Relationships

You Don't Need To Be Single To Hate Valentine's Day

by Sabrina Dominique

As soon as the Christmas decorations come down, the world begins to look like Cupid projectile vomited pink and red all over the storefronts.

An afternoon on the couch will inevitably yield a rom-com with every changed channel and chances are, if you're single, you've resigned yourself to staying home this weekend because your taken friends all have plans. That's right world, Valentine's Day is on a Friday this year.

And while I run the risk of sounding like a bitter, single, 20-something, the truth is, I have never valued Valentine's Day and it confuses me why so many people do.

After reading an article about why every single girl hates Valentine's Day, I began to recall how I felt about the "holiday" even when I was in a relationship.

There isn't much of a discrepancy between then and now — I didn't like V-Day before and I don't like it now. Furthermore, just because I'm single doesn't mean I resent my friends who are in relationships or that I'll be binge eating because I didn't receive flowers (which will probably die within the week).

Check out these reasons everyone should hate Valentine's Day:

The Odd Ones Out

This is the most obvious reason. Granted, if you're single, the day does suck, but not for the stereotypical reasons you probably assume I mean.

While many people argue that Valentine's Day is about celebrating all kinds of love, the truth is, couples rule this day. And even though you may feel content about your state of singledom, society will make you feel like you shouldn't be.

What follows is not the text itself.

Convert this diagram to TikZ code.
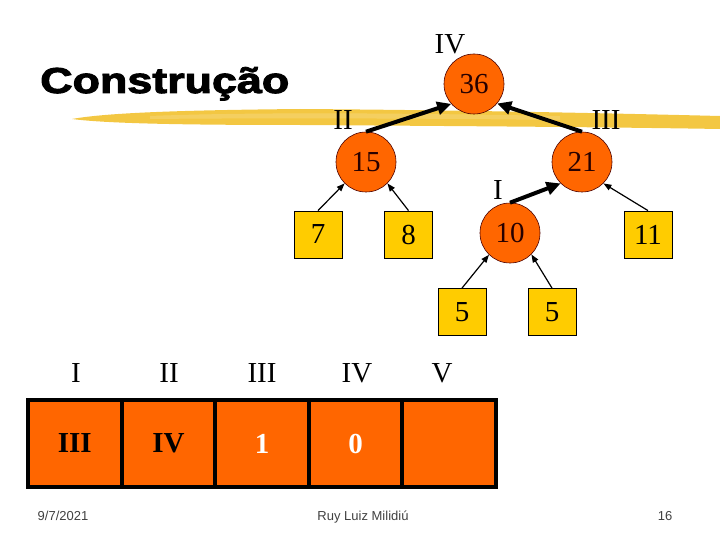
\documentclass[tikz,border=0pt]{standalone}
\usepackage{fontspec}
\setmainfont{Liberation Serif}
\newfontfamily\titlefont[FakeBold=2.5]{Liberation Sans Bold}
\newfontfamily\footfont{Liberation Sans}
\usetikzlibrary{arrows.meta}
\definecolor{heaporange}{HTML}{FF6600}
\definecolor{leafyellow}{HTML}{FFCC00}
\definecolor{brushyellow}{HTML}{F2C12E}
\definecolor{footgrey}{HTML}{404040}
\tikzset{
  circnode/.style={circle, fill=heaporange, draw=black!70!red, line width=0.6pt, minimum size=60pt, inner sep=0pt, font=\fontsize{29}{29}\selectfont, text=black!85!red},
  leafnode/.style={rectangle, fill=leafyellow, draw=black, line width=0.8pt, minimum width=48pt, minimum height=47pt, inner sep=0pt, font=\fontsize{29}{29}\selectfont},
  roman/.style={font=\fontsize{29}{29}\selectfont, inner sep=0pt},
  bigarrow/.style={line width=4pt, -{Triangle[length=14pt,width=13pt]}},
  smallarrow/.style={line width=1.2pt, -{Triangle[length=8pt,width=6pt]}},
  cellbox/.style={rectangle, fill=heaporange, draw=black, line width=4pt, minimum width=93.6pt, minimum height=87pt, inner sep=0pt, font=\bfseries\fontsize{29}{29}\selectfont},
  footer/.style={font=\footfont\fontsize{13}{13}\selectfont, text=footgrey, inner sep=0pt, anchor=base}
}
\begin{document}
\begin{tikzpicture}[x=1pt,y=-1pt]
\useasboundingbox (0,0) rectangle (720,540);
% brush stroke
\fill[brushyellow, opacity=0.9] (72,119) .. controls (110,112) and (200,110) .. (300,109)
  .. controls (450,110) and (600,113) .. (720,116) -- (720,129)
  .. controls (600,127) and (450,126) .. (300,125)
  .. controls (200,125) and (110,124) .. (72,119) -- cycle;
\fill[brushyellow!70!white, opacity=0.7] (150,116) .. controls (250,112) and (400,113) .. (560,116) -- (560,120) .. controls (400,118) and (250,118) .. (150,119) -- cycle;
% title
\node[inner sep=0pt, anchor=base west, xscale=1.245] (title) at (40,93) {\titlefont\fontsize{36}{36}\selectfont Construção};
% tree
\node[circnode] (n36) at (474,84) {36};
\node[circnode] (n15) at (366,162) {15};
\node[circnode] (n21) at (582,162) {21};
\node[circnode] (n10) at (510,233) {10};
\node[leafnode] (l7) at (318,234.5) {7};
\node[leafnode] (l8) at (408.5,234.5) {8};
\node[leafnode] (l11) at (648,234.5) {11};
\node[leafnode] (l5a) at (462,312) {5};
\node[leafnode] (l5b) at (552,312) {5};
\node[roman] (rIV) at (450,44) {IV};
\node[roman] (rII) at (343,120) {II};
\node[roman] (rIII) at (606,120) {III};
\node[roman] (rI) at (498,190) {I};
\draw[bigarrow] (n15.north) -- (n36.221);
\draw[bigarrow] (n21.north) -- (n36.320);
\draw[bigarrow] (n10.north) -- (n21.225);
\draw[smallarrow] (l7.north) -- (n15.225);
\draw[smallarrow] (l8.north) -- (n15.315);
\draw[smallarrow] (l11.north) -- (n21.315);
\draw[smallarrow] (l5a.north) -- (n10.226);
\draw[smallarrow] (l5b.north) -- (n10.315);
% array
\node[cellbox] (c1) at (74.8,443.5) {III};
\node[cellbox] (c2) at (168.4,443.5) {IV};
\node[cellbox, text=white] (c3) at (262,443.5) {1};
\node[cellbox, text=white] (c4) at (355.6,443.5) {0};
\node[cellbox] (c5) at (449.2,443.5) {};
\node[roman] (a1) at (76,373) {I};
\node[roman] (a2) at (169,373) {II};
\node[roman] (a3) at (262,373) {III};
\node[roman] (a4) at (357,373) {IV};
\node[roman] (a5) at (442,373) {V};
% footer
\node[footer] (date) at (63,520) {9/7/2021};
\node[footer] (author) at (363,520) {Ruy Luiz Milidiú};
\node[footer] (page) at (665,520) {16};
\end{tikzpicture}
\end{document}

No plans on Valentine's Day? People will probably pity you. Ordering takeout for one? People will probably pity you. Since everyone is overdosing on love and candy hearts, no one really stops to think that a person may be single by choice and, in fact, not eating their feelings.

Maybe they just want some pad thai. Instead of Instagramming the giant cookie your significant other bought you, maybe try not to rub your relationship in everyone else’s face. Life is tough enough without making other people feel that they are somehow lacking because of a relationship status.

Commercialization Of Romance

I may be talking all kinds of crazy right now, but I've never needed a $6 greeting card or a $50 bouquet of roses to realize that someone cares for me. The thought behind expensive gifts is lost in the obligation to purchase them.

February 14 is the day responsible for keeping the floral industry alive and well — I'd much rather have someone convey appreciation for me on any other day of the year instead of littering pink confetti and other useless crap (read: balloons, chocolates, etc.) on random surfaces, because on February 14, it feels necessary.

If you're not making an effort year round, dinner reservations at a cramped restaurant won't cut it. These gifts, at least to me, mean much less on a day when society basically forces you to purchase something for me. If it's not given out of free will, I don't want it. Save your money.

Confusion And Competition

This leads me to my next point. If your significant other doesn't go all out for Valentine's Day, does that mean your love is less legitimate? It might feel that way.

You might be a little less content with your single long stemmed rose when your coworker's desk resembles a greenhouse. The problem with Valentine's Day, especially given the advent of social media, is that it becomes a competition of show and tell.

If your significant other got you something and you didn't tell anyone about it, did you really get something? We are a generation that competes and compares.

We always want to believe the grass is greener on the other side and there's nothing quite like Valentine's Day to rub it in. Given all of the expectations that this day nurtures, there's bound to be an abundance of disappointment. It becomes more difficult to appreciate what you have when you're bombarded with evidence of what everyone else has.

The bottom line is that the true meaning of Valentine's Day has become lost and distorted and forgotten. Any one of these descriptions is adequate. On a day meant to celebrate the people who mean the most to us, we’ve become wrapped up in trivialities.

This is true for everyone — single people and those in relationships. Take some time to reevaluate what this day and what your significant other really means to you. Try not to get lost in the hustle and bustle and just enjoy each other.